→ **Required task**:
Review the material and extract every line in which the word "matplotlib" occurs.
################
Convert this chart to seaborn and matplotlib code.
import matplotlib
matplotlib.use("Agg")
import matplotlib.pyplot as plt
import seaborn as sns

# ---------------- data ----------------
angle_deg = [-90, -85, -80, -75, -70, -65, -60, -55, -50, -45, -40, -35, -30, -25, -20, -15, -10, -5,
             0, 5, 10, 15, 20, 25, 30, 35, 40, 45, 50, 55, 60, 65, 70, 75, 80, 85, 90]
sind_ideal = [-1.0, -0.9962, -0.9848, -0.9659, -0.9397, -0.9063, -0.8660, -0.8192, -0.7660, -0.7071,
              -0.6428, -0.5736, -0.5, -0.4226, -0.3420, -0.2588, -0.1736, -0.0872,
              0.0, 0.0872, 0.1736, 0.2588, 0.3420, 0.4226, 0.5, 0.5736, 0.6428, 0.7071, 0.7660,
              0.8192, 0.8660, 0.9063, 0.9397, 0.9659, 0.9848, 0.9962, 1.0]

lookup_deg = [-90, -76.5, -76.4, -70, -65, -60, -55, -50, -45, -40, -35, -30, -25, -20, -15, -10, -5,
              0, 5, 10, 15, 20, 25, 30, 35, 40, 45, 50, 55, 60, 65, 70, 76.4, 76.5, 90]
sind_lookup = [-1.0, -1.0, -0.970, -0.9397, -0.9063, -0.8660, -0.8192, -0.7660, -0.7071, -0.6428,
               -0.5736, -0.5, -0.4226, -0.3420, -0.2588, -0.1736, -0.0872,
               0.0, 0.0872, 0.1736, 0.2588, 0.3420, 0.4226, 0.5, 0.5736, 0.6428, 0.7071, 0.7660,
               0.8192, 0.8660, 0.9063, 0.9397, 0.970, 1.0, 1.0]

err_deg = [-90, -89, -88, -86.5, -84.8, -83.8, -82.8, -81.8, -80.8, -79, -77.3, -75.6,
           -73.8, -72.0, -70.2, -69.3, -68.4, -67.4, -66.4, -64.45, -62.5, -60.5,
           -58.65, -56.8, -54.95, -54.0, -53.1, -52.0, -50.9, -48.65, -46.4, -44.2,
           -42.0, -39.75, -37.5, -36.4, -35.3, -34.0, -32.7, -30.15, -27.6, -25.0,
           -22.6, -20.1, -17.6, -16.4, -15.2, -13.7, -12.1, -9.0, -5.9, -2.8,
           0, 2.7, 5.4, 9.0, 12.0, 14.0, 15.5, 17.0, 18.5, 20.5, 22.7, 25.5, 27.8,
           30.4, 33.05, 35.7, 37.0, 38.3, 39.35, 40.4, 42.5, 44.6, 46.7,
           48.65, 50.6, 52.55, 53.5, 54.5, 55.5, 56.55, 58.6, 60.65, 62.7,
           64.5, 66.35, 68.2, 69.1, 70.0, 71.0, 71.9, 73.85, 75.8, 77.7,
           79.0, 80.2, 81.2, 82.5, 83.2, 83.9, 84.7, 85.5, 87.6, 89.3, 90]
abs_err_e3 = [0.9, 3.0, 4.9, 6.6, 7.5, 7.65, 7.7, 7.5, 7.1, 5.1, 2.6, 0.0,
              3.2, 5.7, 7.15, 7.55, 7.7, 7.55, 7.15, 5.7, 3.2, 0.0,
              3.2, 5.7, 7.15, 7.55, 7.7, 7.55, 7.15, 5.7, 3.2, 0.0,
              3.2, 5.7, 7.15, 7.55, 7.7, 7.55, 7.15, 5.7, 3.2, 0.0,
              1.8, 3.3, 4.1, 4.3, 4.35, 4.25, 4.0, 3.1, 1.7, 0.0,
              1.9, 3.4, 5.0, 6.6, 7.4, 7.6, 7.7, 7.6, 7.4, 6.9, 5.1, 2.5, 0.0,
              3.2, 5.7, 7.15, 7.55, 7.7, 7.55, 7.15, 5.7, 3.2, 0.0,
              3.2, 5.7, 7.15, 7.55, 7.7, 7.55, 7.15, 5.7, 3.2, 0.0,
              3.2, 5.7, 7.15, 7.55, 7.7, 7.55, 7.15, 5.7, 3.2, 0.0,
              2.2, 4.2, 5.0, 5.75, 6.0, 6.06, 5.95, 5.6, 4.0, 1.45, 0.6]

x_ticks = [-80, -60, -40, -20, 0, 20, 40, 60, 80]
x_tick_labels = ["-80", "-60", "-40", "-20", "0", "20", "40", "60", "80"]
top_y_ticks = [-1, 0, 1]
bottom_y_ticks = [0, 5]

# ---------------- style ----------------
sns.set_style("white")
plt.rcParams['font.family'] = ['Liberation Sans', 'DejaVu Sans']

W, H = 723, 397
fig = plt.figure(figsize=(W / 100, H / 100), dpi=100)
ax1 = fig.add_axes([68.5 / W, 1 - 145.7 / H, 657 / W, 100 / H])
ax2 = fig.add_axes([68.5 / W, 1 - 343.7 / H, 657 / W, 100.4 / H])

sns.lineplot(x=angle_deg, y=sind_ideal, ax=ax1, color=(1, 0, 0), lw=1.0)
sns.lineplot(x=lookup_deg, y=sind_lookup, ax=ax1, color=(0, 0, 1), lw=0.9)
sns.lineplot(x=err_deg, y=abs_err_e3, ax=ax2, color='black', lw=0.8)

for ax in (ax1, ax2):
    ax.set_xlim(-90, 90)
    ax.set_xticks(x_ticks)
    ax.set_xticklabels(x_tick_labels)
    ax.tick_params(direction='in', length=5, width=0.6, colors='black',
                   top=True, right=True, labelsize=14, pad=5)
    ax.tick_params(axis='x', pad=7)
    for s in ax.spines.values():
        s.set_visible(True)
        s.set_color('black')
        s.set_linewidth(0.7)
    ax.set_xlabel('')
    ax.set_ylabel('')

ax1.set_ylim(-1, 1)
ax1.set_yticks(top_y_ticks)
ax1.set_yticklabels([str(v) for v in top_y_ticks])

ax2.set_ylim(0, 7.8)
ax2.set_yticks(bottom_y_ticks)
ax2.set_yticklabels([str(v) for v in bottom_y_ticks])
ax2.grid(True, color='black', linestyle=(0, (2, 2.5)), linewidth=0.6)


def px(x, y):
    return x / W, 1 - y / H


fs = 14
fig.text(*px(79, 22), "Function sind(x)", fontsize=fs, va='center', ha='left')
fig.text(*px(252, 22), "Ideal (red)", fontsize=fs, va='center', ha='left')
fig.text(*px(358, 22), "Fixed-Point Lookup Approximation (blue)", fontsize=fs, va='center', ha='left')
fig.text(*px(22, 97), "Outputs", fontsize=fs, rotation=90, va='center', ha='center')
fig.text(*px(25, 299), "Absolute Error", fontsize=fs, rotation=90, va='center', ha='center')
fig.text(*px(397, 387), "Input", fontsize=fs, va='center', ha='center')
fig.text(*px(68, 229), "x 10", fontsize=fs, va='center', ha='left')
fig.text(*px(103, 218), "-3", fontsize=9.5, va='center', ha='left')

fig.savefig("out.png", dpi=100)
################
→ **Result for this task**:
Convert this chart to seaborn and matplotlib code.
import matplotlib
matplotlib.use("Agg")
import matplotlib.pyplot as plt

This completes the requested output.